EXERCISE AIM:
It is required that the lines from the top of the listing through the line with "const GREEN = '#2e8b2e';" be reproduced exactly, excluding pictures.

◇ ◇ ◇ ◇

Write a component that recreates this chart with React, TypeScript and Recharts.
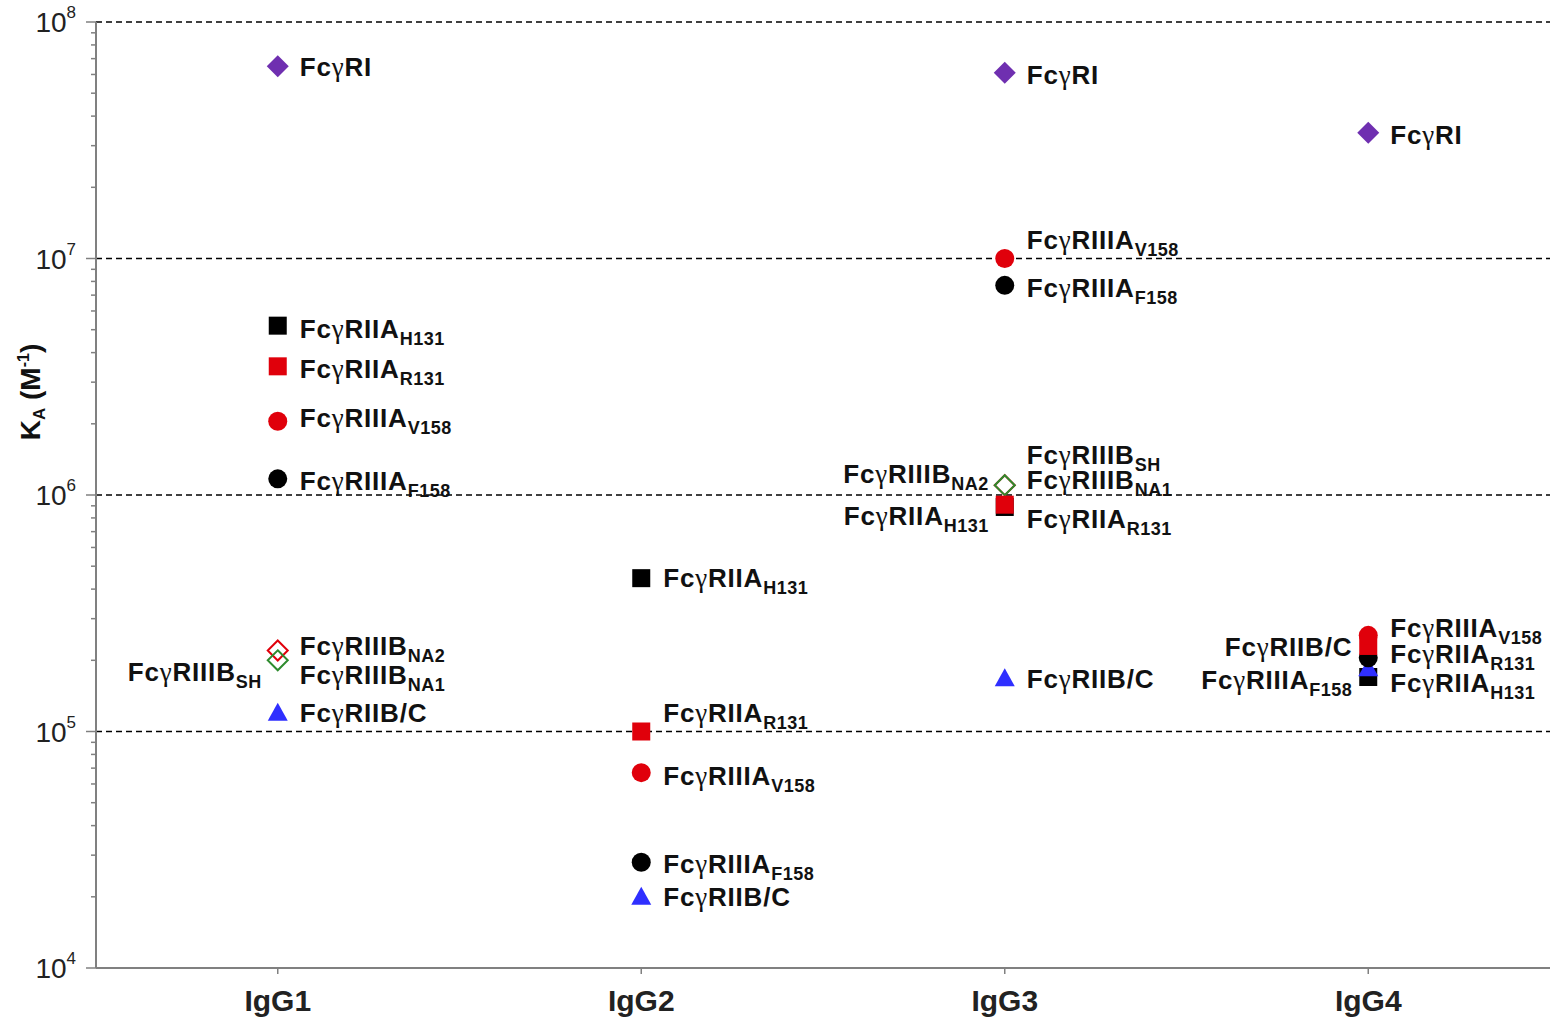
import React from 'react';
import { ScatterChart, Scatter, XAxis, YAxis, ReferenceLine } from 'recharts';

const categories = ['IgG1', 'IgG2', 'IgG3', 'IgG4'];

// affinity K_A (M^-1) for each subclass, null = no point
const fcgRI = [6.5e7, null, 6.1e7, 3.4e7];
const fcgRIIA_H131 = [5.2e6, 4.45e5, 8.9e5, 1.7e5];
const fcgRIIA_R131 = [3.5e6, 1.0e5, 9.1e5, 2.3e5];
const fcgRIIIA_V158 = [2.05e6, 6.7e4, 1.0e7, 2.55e5];
const fcgRIIIA_F158 = [1.17e6, 2.8e4, 7.7e6, 2.05e5];
const fcgRIIBC = [1.2e5, 2.0e4, 1.68e5, 1.85e5];
const fcgRIIIB_NA1 = [2.0e5, null, 1.1e6, null];
const fcgRIIIB_NA2 = [2.2e5, null, 1.1e6, null];
const fcgRIIIB_SH = [2.0e5, null, 1.1e6, null];

const decades = [1e4, 1e5, 1e6, 1e7, 1e8];
const yTicks: number[] = [];
decades.forEach((d, i) => {
  yTicks.push(d);
  if (i < decades.length - 1) for (let m = 2; m <= 9; m++) yTicks.push(d * m);
});

const FONT = '"Liberation Sans", Arial, sans-serif';
const SERIF = '"Liberation Serif", "DejaVu Serif", serif';
const RED = '#e0000b';
const BLACK = '#000';
const BLUE = '#2f2fff';
const PURPLE = '#6f2fb0';
const GREEN = '#2e8b2e';

type Series = {
  key: string;
  main: string; // text after "Fcγ"
  sub?: string;
  values: (number | null)[];
  marker: 'square' | 'circle' | 'diamond' | 'odiamond' | 'triangle' | 'none';
  color: string;
};

// draw order: later ones sit on top
const series: Series[] = [
  { key: 'NA2', main: 'RIIIB', sub: 'NA2', values: fcgRIIIB_NA2, marker: 'odiamond', color: RED },
  { key: 'SH', main: 'RIIIB', sub: 'SH', values: fcgRIIIB_SH, marker: 'none', color: GREEN },
  { key: 'NA1', main: 'RIIIB', sub: 'NA1', values: fcgRIIIB_NA1, marker: 'odiamond', color: GREEN },
  { key: 'H131', main: 'RIIA', sub: 'H131', values: fcgRIIA_H131, marker: 'square', color: BLACK },
  { key: 'IIBC', main: 'RIIB/C', values: fcgRIIBC, marker: 'triangle', color: BLUE },
  { key: 'F158', main: 'RIIIA', sub: 'F158', values: fcgRIIIA_F158, marker: 'circle', color: BLACK },
  { key: 'R131', main: 'RIIA', sub: 'R131', values: fcgRIIA_R131, marker: 'square', color: RED },
  { key: 'V158', main: 'RIIIA', sub: 'V158', values: fcgRIIIA_V158, marker: 'circle', color: RED },
  { key: 'RI', main: 'RI', values: fcgRI, marker: 'diamond', color: PURPLE },
];

// label side and vertical nudge per point
const labelPos: Record<string, [string, number]> = {
  'RI|IgG1': ['r', 1], 'H131|IgG1': ['r', 3], 'R131|IgG1': ['r', 3], 'V158|IgG1': ['r', -3],
  'F158|IgG1': ['r', 2], 'NA2|IgG1': ['r', -5], 'NA1|IgG1': ['r', 15], 'SH|IgG1': ['l', 12],
  'IIBC|IgG1': ['r', 0],
  'H131|IgG2': ['r', 0], 'R131|IgG2': ['r', -19], 'V158|IgG2': ['r', 3], 'F158|IgG2': ['r', 2],
  'IIBC|IgG2': ['r', 0],
  'RI|IgG3': ['r', 2], 'V158|IgG3': ['r', -19], 'F158|IgG3': ['r', 3], 'NA1|IgG3': ['r', -5],
  'SH|IgG3': ['r', -30], 'NA2|IgG3': ['l', -11], 'H131|IgG3': ['l', 9], 'R131|IgG3': ['r', 14],
  'IIBC|IgG3': ['r', 1],
  'RI|IgG4': ['r', 2], 'V158|IgG4': ['r', -7], 'R131|IgG4': ['r', 8], 'H131|IgG4': ['r', 6],
  'IIBC|IgG4': ['l', -21], 'F158|IgG4': ['l', 22],
};

const toData = (vals: (number | null)[]) =>
  categories
    .map((c, i) => ({ x: i + 1, y: vals[i], cat: c }))
    .filter((d) => d.y != null);

const Marker = ({ kind, cx, cy, color }: any) => {
  switch (kind) {
    case 'square':
      return <rect x={cx - 9} y={cy - 9} width={18} height={18} fill={color} />;
    case 'circle':
      return <circle cx={cx} cy={cy} r={9.5} fill={color} />;
    case 'diamond':
      return <polygon points={`${cx},${cy - 11} ${cx + 11},${cy} ${cx},${cy + 11} ${cx - 11},${cy}`} fill={color} />;
    case 'odiamond':
      return (
        <polygon
          points={`${cx},${cy - 10} ${cx + 10},${cy} ${cx},${cy + 10} ${cx - 10},${cy}`}
          fill="none"
          stroke={color}
          strokeWidth={2}
        />
      );
    case 'triangle':
      return <polygon points={`${cx},${cy - 10} ${cx + 10},${cy + 8} ${cx - 10},${cy + 8}`} fill={color} />;
    default:
      return null;
  }
};

const makeShape = (s: Series) => (props: any) => {
  const { cx, cy, payload } = props;
  const pos = labelPos[`${s.key}|${payload.cat}`] || ['r', 0];
  const right = pos[0] === 'r';
  return (
    <g>
      <Marker kind={s.marker} cx={cx} cy={cy} color={s.color} />
      <text
        x={right ? cx + 22 : cx - 16}
        y={cy + pos[1] + 9}
        textAnchor={right ? 'start' : 'end'}
        fontFamily={FONT}
        fontWeight="bold"
        fontSize={26}
        letterSpacing={0.8}
        fill="#111"
      >
        Fc
        <tspan fontFamily={SERIF} fontWeight="normal" fontSize={27}>γ</tspan>
        {s.main}
        {s.sub && (
          <tspan fontSize={18} dy={7} letterSpacing={0.5}>
            {s.sub}
          </tspan>
        )}
      </text>
    </g>
  );
};

const YTick = ({ x, y, payload }: any) => {
  const v = payload.value;
  const exp = Math.round(Math.log10(v));
  const major = Math.abs(Math.pow(10, exp) - v) < 1e-6 * v;
  return (
    <g>
      <line x1={x} x2={x - (major ? 10 : 5)} y1={y} y2={y} stroke="#808080" strokeWidth={1.5} />
      {major && (
        <text x={x - 20} y={y + 10} textAnchor="end" fontFamily={FONT} fontSize={28} fill="#222">
          10
          <tspan fontSize={17} dy={-14}>
            {exp}
          </tspan>
        </text>
      )}
    </g>
  );
};

const XTick = ({ x, y, payload }: any) => (
  <g>
    <line x1={x} x2={x} y1={y} y2={y + 6} stroke="#808080" strokeWidth={1.5} />
    <text x={x} y={y + 43} textAnchor="middle" fontFamily={FONT} fontWeight="bold" fontSize={30} fill="#222">
      {categories[payload.value - 1]}
    </text>
  </g>
);

const YLabel = () => (
  <text
    transform="rotate(-90, 40, 392)"
    x={40}
    y={392}
    textAnchor="middle"
    fontFamily={FONT}
    fontWeight="bold"
    fontSize={28}
    fill="#111"
  >
    K
    <tspan fontSize={17} dy={5}>A</tspan>
    <tspan dy={-5}> (M</tspan>
    <tspan fontSize={16} dy={-11}>-1</tspan>
    <tspan dy={11}>)</tspan>
  </text>
);

export default function App() {
  return (
    <div style={{ position: 'absolute', left: 0, top: 0, background: '#fff' }}>
      <ScatterChart width={1550} height={1021} margin={{ top: 22, right: 0, bottom: 0, left: 0 }}>
        <XAxis
          type="number"
          dataKey="x"
          domain={[0.5, 4.5]}
          ticks={[1, 2, 3, 4]}
          interval={0}
          height={53}
          tickSize={0}
          tickMargin={0}
          tick={<XTick />}
          axisLine={{ stroke: '#808080', strokeWidth: 2 }}
          tickLine={false}
        />
        <YAxis
          type="number"
          dataKey="y"
          scale="log"
          domain={[1e4, 1e8]}
          allowDataOverflow
          ticks={yTicks}
          interval={0}
          width={96}
          tickSize={0}
          tickMargin={0}
          tick={<YTick />}
          tickLine={false}
          axisLine={{ stroke: '#808080', strokeWidth: 2 }}
          label={{ content: <YLabel /> }}
        />
        {decades.slice(1).map((d) => (
          <ReferenceLine key={d} y={d} stroke="#000" strokeWidth={1.5} strokeDasharray="6 4" />
        ))}
        {series.map((s) => (
          <Scatter
            key={s.key}
            name={s.key}
            data={toData(s.values)}
            shape={makeShape(s)}
            isAnimationActive={false}
          />
        ))}
      </ScatterChart>
    </div>
  );
}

◇ ◇ ◇ ◇

FINISHED EXERCISE:
Write a component that recreates this chart with React, TypeScript and Recharts.
import React from 'react';
import { ScatterChart, Scatter, XAxis, YAxis, ReferenceLine } from 'recharts';

const categories = ['IgG1', 'IgG2', 'IgG3', 'IgG4'];

// affinity K_A (M^-1) for each subclass, null = no point
const fcgRI = [6.5e7, null, 6.1e7, 3.4e7];
const fcgRIIA_H131 = [5.2e6, 4.45e5, 8.9e5, 1.7e5];
const fcgRIIA_R131 = [3.5e6, 1.0e5, 9.1e5, 2.3e5];
const fcgRIIIA_V158 = [2.05e6, 6.7e4, 1.0e7, 2.55e5];
const fcgRIIIA_F158 = [1.17e6, 2.8e4, 7.7e6, 2.05e5];
const fcgRIIBC = [1.2e5, 2.0e4, 1.68e5, 1.85e5];
const fcgRIIIB_NA1 = [2.0e5, null, 1.1e6, null];
const fcgRIIIB_NA2 = [2.2e5, null, 1.1e6, null];
const fcgRIIIB_SH = [2.0e5, null, 1.1e6, null];

const decades = [1e4, 1e5, 1e6, 1e7, 1e8];
const yTicks: number[] = [];
decades.forEach((d, i) => {
  yTicks.push(d);
  if (i < decades.length - 1) for (let m = 2; m <= 9; m++) yTicks.push(d * m);
});

const FONT = '"Liberation Sans", Arial, sans-serif';
const SERIF = '"Liberation Serif", "DejaVu Serif", serif';
const RED = '#e0000b';
const BLACK = '#000';
const BLUE = '#2f2fff';
const PURPLE = '#6f2fb0';
const GREEN = '#2e8b2e';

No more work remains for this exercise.